Operational Efficiency and Management Quality
Efficiency metrics—labor cost as a percentage of revenue, chemical usage per wash, and water recycling rates—impact profitability and, by extension, valuation multiples. Top operators achieve labor costs under 15% of revenue and chemical costs under 5%, earning higher EBITDA multiples by demonstrating scalable, low-cost models. Strong management continuity and documented standard operating procedures (SOPs) further bolster value, justifying premiums of 5–10% over less organized competitors with inconsistent performance.
Seasonal Variation and Weather Impact
In climates with harsh winters or monsoon seasons, seasonal revenue swings can be as high as 30–40%. Buyers often apply discounts of 10–25% to account for off-peak months, cash flow deficits, and weather-related unpredictability. Conversely, year-round operations in mild climates enjoy steadier revenues and stronger multiples. Some valuations smooth seasonal earnings to annualized averages, while others explicitly incorporate seasonal risk premiums into rule-of-thumb adjustments.

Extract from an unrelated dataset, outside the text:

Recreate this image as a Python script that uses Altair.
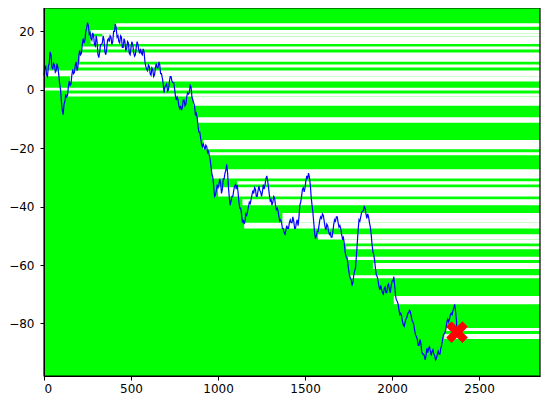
import altair as alt
import pandas as pd

# random-walk values, one every 10 steps (last point at step 2373)
step = list(range(0, 2371, 10)) + [2373]
walk = [5, 8, 4.5, 9, 12, 7, 8.5, 6.5, 7.5, 2, -4, -8.5, -4, -2.5, 1, 1.5, 5, 5.5, 8.5, 6.5,
        11.5, 12, 15.5, 16, 20, 23, 19, 17.5, 19.5, 15.5, 18.5, 12, 13, 15.5, 18.5, 13, 14, 17.5, 18.5, 15.5,
        20, 22.5, 18, 16.5, 18.5, 14.5, 17.5, 13.5, 16.5, 12.5, 14.5, 15.5, 11.5, 14.5, 15.5, 12.5, 12.5, 14, 9.5, 7,
        8.5, 5.5, 7.5, 4.5, 7.5, 7.5, 9.5, 5.5, 4, -1, 1.5, -0.5, 2.5, 4.5, 2.5, 0.5, -3.5, -3.5, -6.5, -7,
        -3.5, -5.5, -2.5, -1.5, 1.5, -2.5, -4.5, -8.5, -9.5, -14.5, -16.5, -19.5, -19.5, -19, -21.5, -22.5, -26.5, -30, -36.5, -34.5,
        -33.5, -30.5, -35.5, -30.5, -28.5, -25.5, -33.5, -39.5, -36.5, -34.5, -32.5, -32.5, -38.5, -40.5, -45.5, -46, -42.5, -41.5, -38.5, -37.5,
        -34.5, -33.5, -36.5, -34.5, -34.5, -36.5, -32.5, -32.5, -29.5, -33.5, -38, -39.5, -36.5, -39.5, -40.5, -43.5, -44.5, -47.5, -49, -48,
        -47.5, -45.5, -45.5, -43.5, -47.5, -45.5, -46.5, -39.5, -36.5, -33.5, -33.5, -29.5, -28.5, -32.5, -39.5, -45.5, -51, -48.5, -46.5, -43.5,
        -42.5, -45, -48, -46.5, -49.5, -50.5, -48.5, -44.5, -43.5, -45.5, -46.5, -49.5, -50.5, -55.5, -57.5, -61.5, -64.5, -67, -63.5, -61,
        -52.5, -44.5, -43.5, -41.5, -40, -42.5, -42.5, -45.5, -49.5, -55.5, -58.5, -63.5, -65.5, -68.5, -68.5, -70, -67.5, -69.5, -66.5, -69.5,
        -65.5, -64, -70.5, -72.5, -75.5, -76.5, -79.5, -81, -78.5, -76.5, -75.5, -77.5, -79.5, -82.5, -84.5, -87.5, -85.5, -89.5, -90.5, -92.5,
        -88.5, -88.5, -89.5, -89.5, -90.5, -92.5, -90.5, -90.5, -88.5, -85.5, -83.5, -81.5, -78.5, -78.5, -76.5, -75.5, -73.5, -79, -83]

# in-between values (steps 5, 15, ..., 2365) giving the walk its jitter
mid_step = list(range(5, 2366, 10))
mid_walk = [7.5, 5, 8, 13, 8, 9, 6, 9, 5, 0,
            -7, -5, -1.5, -2, 3, 2, 7, 6, 9.5, 8,
            13.5, 12.5, 17.5, 17, 21, 22, 19.5, 17, 18.5, 15,
            16.5, 11, 15.5, 16, 17, 12, 17, 16.5, 18, 16.5,
            20, 21, 18.5, 16, 18, 14.5, 16.5, 14, 16, 12,
            16.5, 13, 12, 16.5, 13.5, 14, 12, 13, 8, 6.5,
            8, 5, 7, 5, 9, 7.5, 8.5, 5.5, 2, 1,
            2, 0, 4.5, 3, 2.5, -2, -2.5, -5.5, -5.5, -6,
            -3.5, -5, -1, -1, 1, -3.5, -5.5, -8, -12.5, -14.5,
            -18.5, -18.5, -20.5, -19.5, -21, -24, -29, -33, -36, -32.5,
            -32.5, -32, -34, -30.5, -27.5, -28.5, -37, -38, -36.5, -33,
            -34, -35, -40.5, -42.5, -44.5, -45, -43, -40, -39, -36,
            -35.5, -34, -36.5, -33, -35, -35, -34, -30.5, -31, -36,
            -37.5, -38.5, -37, -41, -41.5, -45, -45.5, -47.5, -49.5, -46.5,
            -47.5, -44.5, -45.5, -45, -47.5, -44.5, -43.5, -38.5, -34, -35,
            -31, -30.5, -30, -36.5, -42, -49, -50, -48.5, -44.5, -44,
            -43, -47, -46, -48.5, -49, -50.5, -46, -45, -43.5, -47,
            -47.5, -51, -52.5, -57, -59, -63.5, -65, -66, -62, -57,
            -48, -45, -42, -41.5, -40.5, -44, -43.5, -47, -53, -56.5,
            -61.5, -64, -67.5, -67, -69.5, -68, -69.5, -67, -68.5, -67,
            -65.5, -67, -72, -73.5, -77, -77.5, -80.5, -79.5, -78, -76.5,
            -76, -79, -80.5, -84, -85.5, -87.5, -86.5, -90.5, -91, -91,
            -90, -88, -91, -89, -91, -92, -89.5, -90.5, -87.5, -84,
            -83, -79.5, -79.5, -77, -77, -74.5, -76]

# white horizontal stripes: start step, lower and upper level
stripe_start = [413, 268, 335, 268, 215, 205, 185, 10, 150, 0, 130, 857, 885, 915, 950, 965, 1110, 1000,
                1140, 1370, 1150, 1575, 1720, 1737, 1747, 1890, 1760, 2010, 2311, 2300]
stripe_low = [21.6, 19.2, 18.2, 15.7, 13.8, 9.6, 7.6, 4.6, 2.85, -0.25, -2.3, -5.5, -11.3, -20.4, -22.45, -30.4, -32.4, -36.5,
              -39.5, -45.5, -47.5, -51.3, -52.6, -54.6, -58.3, -61.4, -64.5, -73.4, -82.6, -85.3]
stripe_high = [22.8, 20.5, 19.2, 18.2, 14.8, 12.8, 8.65, 6.6, 4.6, 0.7, -1.25, -2.3, -9.4, -17.2, -21.4, -27.2, -31.3, -33.4,
               -37.5, -42.2, -45.5, -49.5, -51.3, -53.6, -57.2, -59.3, -63.5, -70.6, -81.6, -83.6]

end_step = [2373]
end_value = [-83]

x_ticks = [0, 500, 1000, 1500, 2000, 2500]
y_ticks = [-80, -60, -40, -20, 0, 20]

W, H = 496, 368

walk_df = pd.DataFrame({"step": step + mid_step, "value": walk + mid_walk}).sort_values("step")
stripe_df = pd.DataFrame({"start": stripe_start, "lo": stripe_low, "hi": stripe_high})
end_df = pd.DataFrame({"step": end_step, "value": end_value})

xs = alt.Scale(domain=[0, 2850], nice=False, zero=False)
ys = alt.Scale(domain=[-98, 28], nice=False, zero=False)

x_axis = alt.Axis(values=x_ticks, title=None, labelPadding=3.5, format="d", zindex=1)
y_axis = alt.Axis(values=y_ticks, title=None, labelPadding=6, format="d", zindex=1)

stripes = alt.Chart(stripe_df).mark_rect(color="#ffffff", strokeWidth=0).encode(
    x=alt.X("start:Q", scale=xs, axis=x_axis),
    x2=alt.value(W),
    y=alt.Y("lo:Q", scale=ys, axis=y_axis),
    y2="hi:Q",
)

line = alt.Chart(walk_df).mark_line(color="#0000ff", strokeWidth=1.2).encode(
    x=alt.X("step:Q", scale=xs),
    y=alt.Y("value:Q", scale=ys),
)

x_shape = "M-0.5,-1L0,-0.5L0.5,-1L1,-0.5L0.5,0L1,0.5L0.5,1L0,0.5L-0.5,1L-1,0.5L-0.5,0L-1,-0.5Z"
marker = alt.Chart(end_df).mark_point(shape=x_shape, size=470, filled=True, color="#ff0000", opacity=1).encode(
    x=alt.X("step:Q", scale=xs),
    y=alt.Y("value:Q", scale=ys),
)

frame = alt.Chart(end_df).mark_rect(fillOpacity=0, stroke="#000000", strokeWidth=1.2).encode(
    x=alt.value(0), x2=alt.value(W), y=alt.value(0), y2=alt.value(H)
)

chart = alt.layer(stripes, line, marker, frame).properties(
    width=W, height=H,
    autosize=alt.AutoSizeParams(type="none"),
    padding={"left": 36, "top": 0, "right": 2, "bottom": 20},
).configure_view(
    fill="#00ff00", stroke=None
).configure_axis(
    grid=False, domainColor="#000000", domainWidth=1, tickColor="#000000", tickSize=4, tickWidth=1,
    labelFont="DejaVu Sans", labelFontSize=12, labelColor="#000000"
)

chart.save("out.html", embed_options={"renderer": "svg", "actions": False})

Competitive Landscape Adjustment
The intensity of local competition shapes a car wash’s market position and growth prospects. Saturated markets with multiple high-capacity washes may warrant discounts of 10–15% on baseline multiples due to pricing pressures and marketing spend. In contrast, underserved areas or franchises with exclusive territories can command premiums of 10–20%. Assessing competitor count, service differentiation, and barriers to entry helps refine rule-of-thumb valuations in context of local supply and demand dynamics.
Integrating Rules of Thumb with Detailed Analysis
While rules of thumb expedite initial valuation, they must be reconciled with detailed financial modeling, site inspections, and due diligence. An effective valuation process uses these heuristics as checkpoints, then layers on DCF analyses, asset appraisals, and risk assessments. By iterating between quick estimates and granular analysis, brokers and buyers ensure that final valuation proposals account for both market norms and deal-specific nuances, reducing the risk of overpaying or underselling.
Conclusion
Rules of thumb provide indispensable shortcuts for valuing car washes, drawing on revenue multiples, EBITDA multiples, per-bay factors, and throughput metrics. Yet each heuristic carries caveats tied to location, equipment age, lease structure, operational efficiency, seasonality, and competitive landscape. Savvy brokers integrate these rules with rigorous due diligence and financial modeling to arrive at well-supported valuations. By understanding both the power and limits of these shortcuts, buyers and sellers can navigate negotiations with confidence and close transactions at fair, market-driven prices.